Tuesday, June 06, 2006

pride of the day

One thing I forgot to mention in my loves of the day post: the church where my first son was baptised and where we went this weekend (and will continue to go). I was crazy about many of the people in the congregation of the church I was involved with on the other side of the water, but occasionally, the politics of the church were diametrically opposed to mine. For example, I've often used a church's views on hommosexuality as a litmus test. While the issue itself is important to me, it is also reflective of a larger world view. It's interesting to note, for example, that Jesus is never attributed as saying anything regarding homosexuality. In the entire Bible, I believe there are 8 references to homosexuality (and some of those are debatable). In other words, views on homosexuality are hardly a cornerstone of the religion. And yet, to hear the most vocal religious "leaders" today, one would think it's one of the church's most vital issues. So... I want my church, at the very least, to be ambivalent about the issue, and preferably, to welcome homosexuals into the congregation with love. The pastor at my previous church and I disagree, at least to an extent, on this. I like him a lot, and I think he is a good man, but on this issue, we are in disagreement. And it's an important issue to me.

The church that I'm now attending, on the other hand, bills itself as "an open and affirming congregation." I'm not sure of the exact numbers, but I believe that close to 50% of the congregation is gay. At church on Sunday, for example, I saw an older lesbian couple very comfortably holding hands in the pews. In other words, I saw a committed and loving relationship that was allowed to express itself in the same way that a heterosexual couple would. Also, the pastor made a point of mentioning a meeting about participation in Seattle's upcoming Gay Pride Parade, where our church will have both an information booth and a float. Not what you'd generally expect from a church based on what is portrayed in the media, no?

And on that note, please do click on the headline for this post. In the Seattle Post-Intelligencer today is an article about local religious leaders speaking out against an initiative attempt currently in the works that seeks to roll back gay civil rights laws recently passed in Washington state. Much of the signature gathering has been done at conservative churches. Some quotes from the article:

"Not all Christians feel that way," said the Rev. Jack Sullivan Jr., the regional minister for the Northwest of the Christian Church (Disciples of Christ). "God confers dignity and worth on all people."

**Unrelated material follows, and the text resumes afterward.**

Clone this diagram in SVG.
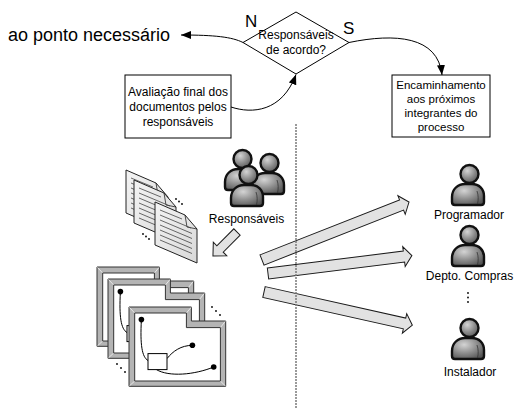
<svg xmlns="http://www.w3.org/2000/svg" xmlns:xlink="http://www.w3.org/1999/xlink" width="514" height="409" viewBox="0 0 514 409">
  <style>
    text { font-family: "Liberation Sans", Arial, sans-serif; fill: #000; }
    .lbl { font-size: 12px; text-anchor: middle; }
    .big { font-size: 18px; }
    .box { fill: #fff; stroke: #000; stroke-width: 1; }
    .flow { fill: none; stroke: #000; stroke-width: 1; marker-end: url(#head); }
    .blk { fill: #e2e2e2; stroke: #1a1a1a; stroke-width: 1; stroke-linejoin: miter; }
    .frame { fill: #b4b4b4; stroke: #333; stroke-width: 1; }
    .pane { fill: #fff; stroke: #333; stroke-width: 1; }
    .bevel { stroke: #e6e6e6; stroke-width: 1; }
    .wire { fill: none; stroke: #000; stroke-width: 1; }
    .page { fill: url(#paper); stroke: #222; stroke-width: 1; stroke-linejoin: round; }
    .ruled { stroke: #444; stroke-width: 0.8; }
    .skin { fill: url(#shade); stroke: #111; stroke-width: 2.4; }
  </style>
  <defs>
    <marker id="head" markerUnits="userSpaceOnUse" markerWidth="10" markerHeight="8" refX="10" refY="4" orient="auto">
      <path d="M0,0 L10,4 L0,8 Z" fill="#000"/>
    </marker>
    <radialGradient id="shade" cx="0.38" cy="0.32" r="0.75">
      <stop offset="0" stop-color="#d4d4d4"/>
      <stop offset="0.55" stop-color="#8c8c8c"/>
      <stop offset="1" stop-color="#555"/>
    </radialGradient>
    <linearGradient id="paper" x1="0" y1="0" x2="1" y2="1">
      <stop offset="0" stop-color="#f4f4f4"/>
      <stop offset="1" stop-color="#d8d8d8"/>
    </linearGradient>
    <!-- user silhouette: origin = body centre x, top of head -->
    <g id="person">
      <path class="skin" d="M-13,41 Q-16,41 -16,38 L-16,33 C-16,25 -10,20 -3,20 L4,20 C11,20 16,25 16,32 L16,38 Q16,41 13,41 Z"/>
      <path d="M9,27 C10.5,31 10.5,36 9.5,40" fill="none" stroke="#333" stroke-width="0.8"/>
      <circle class="skin" cx="1.5" cy="10" r="9"/>
    </g>
    <!-- sheet of paper seen at an angle -->
    <g id="sheet">
      <path class="page" d="M0,0 L30,13 L42,27 L42,61 L0,43 Z"/>
      <path d="M30,13 L32,25 L42,27" fill="none" stroke="#222" stroke-width="0.8"/>
      <g class="ruled">
        <line x1="5" y1="8" x2="27" y2="17"/>
        <line x1="5" y1="13" x2="36" y2="26"/>
        <line x1="5" y1="18" x2="37" y2="31.5"/>
        <line x1="5" y1="23" x2="37" y2="36.5"/>
        <line x1="5" y1="28" x2="37" y2="41.5"/>
        <line x1="5" y1="33" x2="37" y2="46.5"/>
        <line x1="5" y1="38" x2="37" y2="51.5"/>
      </g>
    </g>
    <!-- diagram window with stepped top edge -->
    <g id="win">
      <path class="frame" d="M0,0 H62.4 V14 H96.7 V79.3 H0 Z"/>
      <g class="bevel">
        <line x1="0.5" y1="0.5" x2="5.7" y2="6"/>
        <line x1="62" y1="0.5" x2="57.4" y2="6"/>
        <line x1="96.2" y1="14.5" x2="91.4" y2="20.6"/>
        <line x1="96.2" y1="78.8" x2="91.4" y2="74"/>
        <line x1="0.5" y1="78.8" x2="5.7" y2="74"/>
      </g>
      <path class="pane" d="M5.7,6 H57.4 V20.6 H91.4 V74 H5.7 Z"/>
    </g>
    <g id="wiring">
      <path class="wire" d="M12.4,12.6 C11,38 13,50 19,53.5"/>
      <path class="wire" d="M38,51.6 C44,44 52,38.5 63.4,38.3"/>
      <path class="wire" d="M27.4,62.6 C40,70 65,68 84.7,60"/>
      <rect x="19" y="46.6" width="19" height="16" fill="#fff" stroke="#000" stroke-width="1"/>
      <circle cx="12.4" cy="12.6" r="2.8"/>
      <circle cx="63.4" cy="38.3" r="2.8"/>
      <circle cx="84.7" cy="60" r="2.8"/>
    </g>
  </defs>

  <!-- decision -->
  <g id="decision">
    <path class="box" d="M296,12 L349,42.5 L296,74 L243,42.5 Z"/>
    <text class="lbl" x="296" y="39">Responsáveis</text>
    <text class="lbl" x="296" y="54">de acordo?</text>
  </g>
  <g id="label-n"><text class="big" x="245" y="27" style="font-size:17px">N</text></g>
  <g id="label-s"><text class="big" x="343" y="34" style="font-size:17px">S</text></g>

  <g id="back-to-point">
    <text class="big" x="8" y="41">ao ponto necessário</text>
  </g>

  <g id="evaluation">
    <rect class="box" x="125" y="75" width="106" height="63"/>
    <text class="lbl" x="178" y="95.5">Avaliação final dos</text>
    <text class="lbl" x="178" y="110.5">documentos pelos</text>
    <text class="lbl" x="178" y="125.5">responsáveis</text>
  </g>

  <g id="forwarding">
    <rect class="box" x="392" y="75" width="98" height="62"/>
    <text class="lbl" x="441" y="89" style="font-size:11.5px">Encaminhamento</text>
    <text class="lbl" x="441" y="103" style="font-size:11.5px">aos próximos</text>
    <text class="lbl" x="441" y="117" style="font-size:11.5px">integrantes do</text>
    <text class="lbl" x="441" y="131" style="font-size:11.5px">processo</text>
  </g>

  <!-- stack of documents -->
  <g id="documents">
    <use xlink:href="#sheet" transform="translate(126,170)"/>
    <use xlink:href="#sheet" transform="translate(134,180)"/>
    <use xlink:href="#sheet" transform="translate(155,202)"/>
    <g fill="#000">
      <circle cx="176" cy="199" r="0.9"/>
      <circle cx="179" cy="201.5" r="0.9"/>
      <circle cx="182" cy="204" r="0.9"/>
      <circle cx="143" cy="234" r="0.9"/>
      <circle cx="146" cy="236.5" r="0.9"/>
      <circle cx="149" cy="239" r="0.9"/>
    </g>
  </g>

  <!-- stack of diagram windows -->
  <g id="diagrams">
    <use xlink:href="#win" transform="translate(97,267)"/>
    <use xlink:href="#win" transform="translate(108,279)"/>
    <use xlink:href="#wiring" transform="translate(108,279)"/>
    <use xlink:href="#win" transform="translate(129,307)"/>
    <use xlink:href="#wiring" transform="translate(129,307)"/>
    <g fill="#000">
      <circle cx="212" cy="307" r="0.9"/>
      <circle cx="216" cy="311" r="0.9"/>
      <circle cx="220" cy="315" r="0.9"/>
      <circle cx="117" cy="364" r="0.9"/>
      <circle cx="121" cy="368" r="0.9"/>
      <circle cx="125" cy="372" r="0.9"/>
    </g>
  </g>

  <g id="reviewers">
    <use xlink:href="#person" transform="translate(241,149)"/>
    <use xlink:href="#person" transform="translate(268,153)"/>
    <use xlink:href="#person" transform="translate(247,165)"/>
    <text class="lbl" x="246.5" y="223">Responsáveis</text>
  </g>

  <g id="programmer">
    <use xlink:href="#person" transform="translate(468,164)"/>
    <text class="lbl" x="469" y="219">Programador</text>
  </g>
  <g id="purchasing">
    <use xlink:href="#person" transform="translate(468,225)"/>
    <text class="lbl" x="469.5" y="280">Depto. Compras</text>
    <g fill="#000">
      <circle cx="468" cy="293" r="0.9"/>
      <circle cx="468" cy="297.5" r="0.9"/>
      <circle cx="468" cy="302" r="0.9"/>
    </g>
  </g>
  <g id="installer">
    <use xlink:href="#person" transform="translate(468,318)"/>
    <text class="lbl" x="470" y="376">Instalador</text>
  </g>

  <g id="connectors">
    <path class="flow" d="M243,42.5 C232,37 215,35 181,35"/>
    <path class="flow" d="M349,42.5 C395,33 438,36 442,75"/>
    <path class="flow" d="M231,107 C252,114 282,112 296,74.5"/>
    <!-- block arrows -->
    <path class="blk" transform="translate(237,232) rotate(135)" d="M0,-4.5 L24,-4.5 L24,-9.5 L34,0 L24,9.5 L24,4.5 L0,4.5 Z"/>
    <path class="blk" transform="translate(262,260) rotate(-21.5)" d="M0,-5.5 L150,-5.5 L150,-10 L158,0 L150,10 L150,5.5 L0,5.5 Z"/>
    <path class="blk" transform="translate(268,273.5) rotate(-7.1)" d="M0,-5.5 L137,-5.5 L137,-10 L145,0 L137,10 L137,5.5 L0,5.5 Z"/>
    <path class="blk" transform="translate(264,292) rotate(12.6)" d="M0,-5.5 L144,-5.5 L144,-10 L152,0 L144,10 L144,5.5 L0,5.5 Z"/>
  </g>

  <!-- swimlane divider -->
  <line x1="296" y1="124" x2="296" y2="409" stroke="#7a7a7a" stroke-width="1.5" stroke-dasharray="2 1"/>
</svg>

Opponents of gay rights "use discrimination to sanctify wrong and to sanctify themselves," said the Rev. Jon Luopa, the senior minister of University Unitarian Church, who vowed to mobilize his ministry if the anti-discrimination measure were challenged.

"There are not to be any second-class citizens," said the Rev. Paul Benz, the director of the Lutheran Public Policy Office for the Evangelical Lutheran Church of America. Benz, like many of the others present, was irked that the state's religious voice was perceived as prejudiced against gays.

"Let the world know we are Christians not by our support of discrimination but by our love," Sullivan said.

I'm thankful for leaders such as these. This is what Christianity should be.